Papst beim Angelus: Gott entspricht nicht den Vorurteilen
Gudrun Sailer - Vatikanstadt
Ausgangspunkt seiner Überlegungen war das Sonntagsevangelium (Mk 6,1b.2-6), das Jesus beim Wirken in seiner Heimatstadt Nazareth schildert. Die vielen Menschen, die ihm in der Synagoge zuhörten, staunten über seine Weisheit und die Wunder, die er wirkte. Da sie Jesus aber als Zimmermann und Sohn ihrer Stadt zu kennen meinten, konnten sie sein Auftreten als Messias nicht akzeptieren, wie es im Evangelium heißt: „Sie nahmen Anstoß an ihm und lehnten ihn ab“.
Hinter dieser feindseligen Haltung der Menschen in Nazareth steht „der Skandal der Inkarnation“, erklärte Franziskus. Das Auftreten eines „fleischgewordenen Gottes“ sei für sie, die Jesus kannten, eine beunruhigende Vorstellung gewesen: ein Gott, „der mit dem Verstand des Menschen denkt, mit den Händen des Menschen arbeitet und handelt, mit dem Herzen des Menschen liebt, ein Gott, der kämpft, isst und schläft wie einer von uns.“
Jesus kehre aber jeden menschlichen Plan um, fuhr Franziskus fort: Nicht die Jünger seien es, die die Füße des Herrn waschen, sondern umgekehrt wäscht der Herr den Jüngern die Füße. „Das ist ein Grund für Skandal und Unglauben, in jedem Alter, auch heute noch“, sagte der Papst.
Der Richtungswechsel, den Jesus vornahm, verpflichte seine Nachfolger zu einer „persönlichen und gemeinschaftlichen Überprüfung“. Auch heute noch könnten Vorurteile daran hindern, die Wirklichkeit zu erfassen. Um die Abwehr Gottes in uns aufzubrechen, empfahl Franziskus „eine Haltung des demütigen Zuhörens und der gefügigen Erwartung“. Gottes Gnade zeige sich oft auf unerwartete Weise: „Gott entspricht nicht den Vorurteilen.”

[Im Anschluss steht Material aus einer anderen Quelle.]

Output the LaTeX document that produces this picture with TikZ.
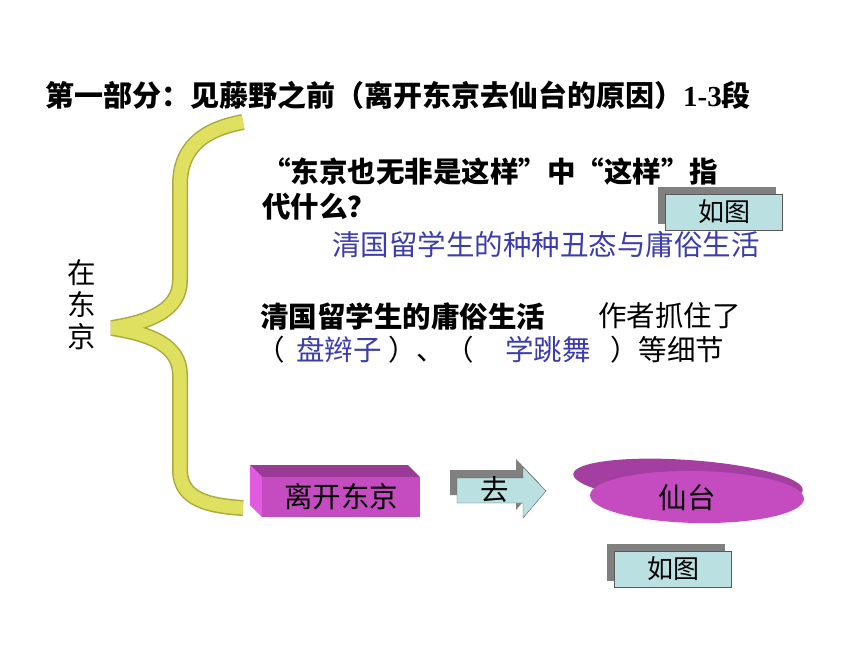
\documentclass[tikz,border=0pt]{standalone}
\usepackage{fontspec}
\setmainfont{Liberation Serif}
\newfontfamily\cjk{Noto Sans CJK SC}
\usetikzlibrary{shadows}
\definecolor{ribbon}{RGB}{224,224,96}
\definecolor{ribbonedge}{RGB}{170,170,60}
\definecolor{ans}{RGB}{60,60,170}
\definecolor{tipbox}{RGB}{186,224,226}
\definecolor{boxfront}{RGB}{196,76,192}
\definecolor{boxtop}{RGB}{154,60,150}
\definecolor{boxside}{RGB}{226,90,224}
\definecolor{discrim}{RGB}{164,62,160}
\def\bigtext{\fontsize{28.5}{32}\selectfont\cjk}
\newcommand\goarrow{(457,478) -- (523,478) -- (523,467) -- (546,491) -- (523,518) -- (523,503) -- (457,503) -- cycle}
\newcommand\bracepath{(243,122) .. controls (200,130) and (180,150) .. (180,185) -- (180,280)
    .. controls (180,310) and (150,322) .. (112,328) .. controls (150,334) and (180,345) .. (180,375)
    -- (180,470) .. controls (180,500) and (210,506) .. (243,508)}
\tikzset{
  txt/.style={anchor=west, inner sep=0pt, font=\bigtext},
  tipnode/.style={draw=gray!70!black, fill=tipbox, minimum width=117pt, minimum height=36pt,
    inner sep=0pt, font=\fontsize{26}{26}\selectfont\cjk,
    copy shadow={shadow xshift=-7pt, shadow yshift=7pt, fill=gray, draw=gray}}
}

\begin{document}
\begin{tikzpicture}[x=1pt,y=-1pt]
  \useasboundingbox (0,0) rectangle (860,645);
  \node[txt, font=\fontsize{29}{29}\selectfont\cjk\bfseries] (title) at (45,95)
    {第一部分：见藤野之前（离开东京去仙台的原因）{\rmfamily 1-3}段};
  % brace
  \draw[ribbonedge, line width=16pt, line join=bevel] \bracepath;
  \draw[ribbon, line width=13pt, line join=bevel] \bracepath;
  \node[font=\bigtext, align=center, inner sep=0pt] (tokyo) at (82,305) {在\\东\\京};
  \node[txt, font=\bigtext\bfseries] (q1) at (262,172) {“东京也无非是这样”中“这样”指};
  \node[txt, font=\bigtext\bfseries] (q2) at (262,207) {代什么？};
  \node[tipnode] (tipA) at (724,212) {如图};
  \node[txt, text=ans] (a1) at (332,245) {清国留学生的种种丑态与庸俗生活};
  \node[txt, font=\bigtext\bfseries] (life) at (260,316) {清国留学生的庸俗生活};
  \node[txt] (caught) at (598,316) {作者抓住了};
  \node[txt] (p1) at (256,350) {（};
  \node[txt, text=ans] (a2) at (296,350) {盘辫子};
  \node[txt] (p2) at (388,350) {）、（};
  \node[txt, text=ans] (a3) at (505,350) {学跳舞};
  \node[txt] (p3) at (610,350) {）等细节};
  % 3d box
  \fill[boxtop] (250,465) -- (408,465) -- (420,477) -- (262,477) -- cycle;
  \fill[boxside] (250,465) -- (262,477) -- (262,517) -- (250,505) -- cycle;
  \fill[boxfront] (262,477) rectangle (420,517);
  \node[font=\bigtext] (leave) at (341,497) {离开东京};
  % arrow
  \fill[gray] [shift={(-7,-8)}] \goarrow;
  \filldraw[fill=tipbox, draw=gray!70!black] \goarrow;
  \node[font=\bigtext] (go) at (495,490) {去};
  % disc
  \fill[discrim, rotate around={-4:(688,482)}] (688,482) ellipse [x radius=115pt, y radius=22pt];
  \fill[boxfront, rotate around={-1:(697,497)}] (697,497) ellipse [x radius=107pt, y radius=26pt];
  \node[font=\bigtext] (xiantai) at (687,498) {仙台};
  \node[tipnode] (tipB) at (673,569) {如图};
\end{tikzpicture}
\end{document}
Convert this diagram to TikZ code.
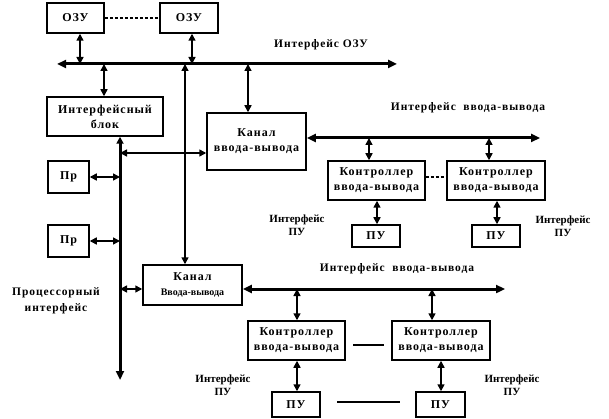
\documentclass[tikz,border=0pt]{standalone}
\usepackage{fontspec}
\setmainfont{Liberation Serif}
\newfontfamily\spfont[LetterSpace=8]{Liberation Serif}
\usetikzlibrary{arrows.meta}
\begin{document}
\begin{tikzpicture}[x=1pt,y=-1pt,
  box/.style={draw,line width=1.5pt,inner sep=0pt,align=center,
    font=\spfont\bfseries\fontsize{12}{15}\selectfont},
  lbl/.style={inner sep=0pt,align=center,font=\spfont\bfseries\fontsize{11.5}{16}\selectfont},
  small/.style={inner sep=0pt,align=center,font=\bfseries\fontsize{11}{12.5}\selectfont},
  arr/.style={line width=1.5pt,{Triangle[length=7pt,width=7pt]}-{Triangle[length=7pt,width=7pt]}},
  bus/.style={line width=3pt,{Triangle[length=9pt,width=8pt]}-{Triangle[length=9pt,width=8pt]}},
  plain/.style={line width=1.5pt}]
\useasboundingbox (0,0) rectangle (609,419);
% boxes
\node[box,minimum width=57,minimum height=30] (ozu1) at (75.5,18) {ОЗУ};
\node[box,minimum width=58,minimum height=30] (ozu2) at (189,18) {ОЗУ};
\node[box,minimum width=116,minimum height=39] (ib) at (105,116.5) {Интерфейсный\\блок};
\node[box,minimum width=99,minimum height=57] (k1) at (256.5,141.5) {Канал\\ввода-вывода};
\node[box,minimum width=41,minimum height=32] (pr1) at (68.5,177) {Пр};
\node[box,minimum width=41,minimum height=32] (pr2) at (68.5,241) {Пр};
\node[box,minimum width=99,minimum height=40] (k2) at (192.5,285) {Канал\\{\fontspec{Liberation Serif}[LetterSpace=0]\bfseries\fontsize{10}{12}\selectfont Ввода-вывода}};
\node[box,minimum width=97,minimum height=39] (uc1) at (376.5,180.5) {Контроллер\\ввода-вывода};
\node[box,minimum width=98,minimum height=39] (uc2) at (496,180.5) {Контроллер\\ввода-вывода};
\node[box,minimum width=48,minimum height=22] (upu1) at (376,236) {ПУ};
\node[box,minimum width=48,minimum height=22] (upu2) at (496,236) {ПУ};
\node[box,minimum width=97,minimum height=39] (lc1) at (296.5,340.5) {Контроллер\\ввода-вывода};
\node[box,minimum width=98,minimum height=39] (lc2) at (441,340.5) {Контроллер\\ввода-вывода};
\node[box,minimum width=48,minimum height=25] (lpu1) at (296,404.5) {ПУ};
\node[box,minimum width=49,minimum height=25] (lpu2) at (440.5,404.5) {ПУ};
% labels
\node[lbl] (lozu) at (321,45) {Интерфейс ОЗУ};
\node[lbl] (lio1) at (468,108) {Интерфейс\ \ ввода-вывода};
\node[lbl] (lio2) at (397,269) {Интерфейс\ \ ввода-вывода};
\node[lbl] (lproc) at (56,301) {Процессорный\\интерфейс};
\node[small] (lpu-a) at (297,225) {Интерфейс\\ПУ};
\node[small] (lpu-b) at (563,226) {Интерфейс\\ПУ};
\node[small] (lpu-c) at (223,385) {Интерфейс\\ПУ};
\node[small] (lpu-d) at (512,385) {Интерфейс\\ПУ};
% bus coordinates
\coordinate (ozuL) at (57,64);
\coordinate (ozuR) at (397,64);
\coordinate (io1R) at (540,138);
\coordinate (io2R) at (505,289);
\coordinate (procB) at (120,380);
% buses
\draw[bus] (ozuL) -- (ozuR);
\draw[bus] (k1.east |- io1R) -- (io1R);
\draw[bus] (k2.east |- io2R) -- (io2R);
\draw[line width=3pt,{Triangle[length=7pt,width=7pt]}-{Triangle[length=9pt,width=8pt]}] (ib.south -| procB) -- (procB);
% dashed / plain links
\draw[plain,dash pattern=on 3pt off 2pt] (ozu1.east) -- (ozu2.west);
\draw[plain,dash pattern=on 3pt off 2pt] (uc1.east |- 0,177) -- (uc2.west |- 0,177);
\coordinate (lcA) at (353,345);
\coordinate (lcB) at (384,345);
\draw[plain] (lcA) -- (lcB);
\coordinate (lpA) at (337,402);
\coordinate (lpB) at (400,402);
\draw[plain] (lpA) -- (lpB);
% arrows
\draw[arr] (ozu1.south -| 80,0) -- (80,64);
\draw[arr] (ozu2.south -| 192,0) -- (192,64);
\draw[arr] (104,64) -- (ib.north -| 104,0);
\draw[arr] (185,64) -- (k2.north -| 185,0);
\draw[arr] (248,64) -- (k1.north -| 248,0);
\draw[arr] (120,153) -- (k1.west |- 0,153);
\draw[arr] (pr1.east) -- (120,177);
\draw[arr] (pr2.east) -- (120,241);
\draw[arr] (120,289) -- (k2.west |- 0,289);
\draw[arr] (369,138) -- (uc1.north -| 369,0);
\draw[arr] (489,138) -- (uc2.north -| 489,0);
\draw[arr] (uc1.south -| 377,0) -- (upu1.north -| 377,0);
\draw[arr] (uc2.south -| 497,0) -- (upu2.north -| 497,0);
\draw[arr] (297,289) -- (lc1.north -| 297,0);
\draw[arr] (432,289) -- (lc2.north -| 432,0);
\draw[arr] (lc1.south -| 297,0) -- (lpu1.north -| 297,0);
\draw[arr] (lc2.south -| 441,0) -- (lpu2.north -| 441,0);
\end{tikzpicture}
\end{document}
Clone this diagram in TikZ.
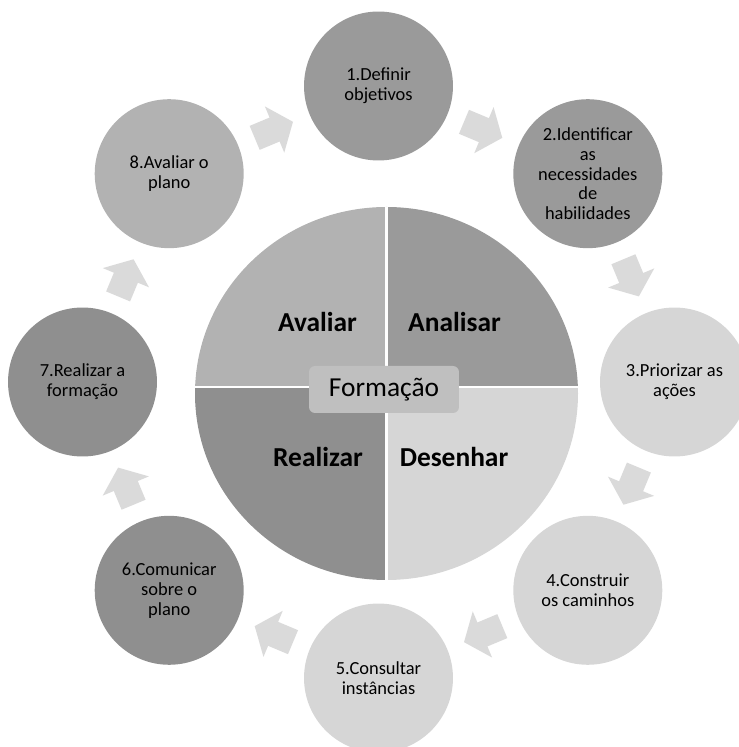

Ein Hindernis für Gottes Gnade sei der „Mangel an Glauben“, sagte Franziskus. „Viele Getaufte leben, als ob es Christus nicht gäbe: sie wiederholen die Gesten und Zeichen des Glaubens, aber das entspricht keiner echten Bindung an die Person Jesu und an sein Evangelium. Jeder Christ ist aber aufgerufen, diese grundlegende Zugehörigkeit zu vertiefen, indem er versucht, sie mit einer schlüssigen Lebensführung zu bezeugen, deren Leitfaden die Liebe ist.”